A book of this sort could be laid out almost any way you want, thematically, geographically, historically, or, as is the case here, quite simply alphabetically. Initially thinking this might be a bit of an effort to wade through from A to Z, it turned out to be very readable.
That’s mainly thanks to the decision to give just one or two paragraphs to each pub that caught their attention. You can swiftly flit from pub to pub without ever getting a bit too bogged down in one.
The result is a buffet selection of a book, offering a delectable selection of bite-sized mouthfuls of pub lore. It’s almost charming at times, and yes, it’s quite a page-turner, and a bit like a buffet, you often end up consuming far more than you planned to at a sitting.

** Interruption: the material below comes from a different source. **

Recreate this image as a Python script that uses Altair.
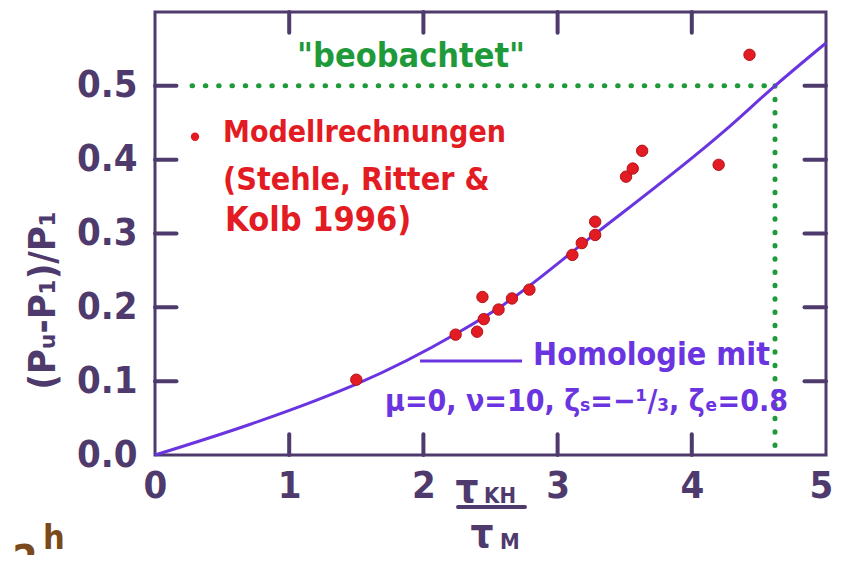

They’ve not worried about obvious pub names, such as those named after monarchs, but had tapped royal connections where appropriate, such as the Royal Oak, all named in honour of the restoration of the monarchy and a reference to Charles II hiding in an oak tree after the Battle of Worcester. You should always visit a Royal Oak pub on Oak Apple Day.
The duo of authors are also reassuringly honest when they have an interesting pub name, but no idea of its origins. Included for completeness, to ensure they don’t get complaints that it was missed out, or to trigger letters explaining the origins, I leave to you to decide. They may veer at times a bit too close to stating as fact that which is not entirely proven, such as the story of the Blue Posts, but any book of history is going to at times state things that are maybe disputed elsewhere.
But they’ve found some gems out there, such as the Owl and Hitchhiker, which is a renamed The Edward Lear, and its new name combined Edward Lear’s famous poem and Douglas Adams famous book. Also, the Flying Chariot after a 17th-century local who claimed to have invented a machine for flying to the moon.
The Italian Job is not named after that famous film, whereas almost every pub with Lord something in its name are named after the Lord in question. Just two Ladies to eleven Lords in pub names.
It’s a pub book that’s unlike any pub book out there. Most review the pubs, this one barely mentions the interior or the drinks on tap, as it focuses on the name above the door, and yet, it’s curiously compelling, and yes, you will want to visit some of the pubs they describe, just to say you drank in The Wrong Un.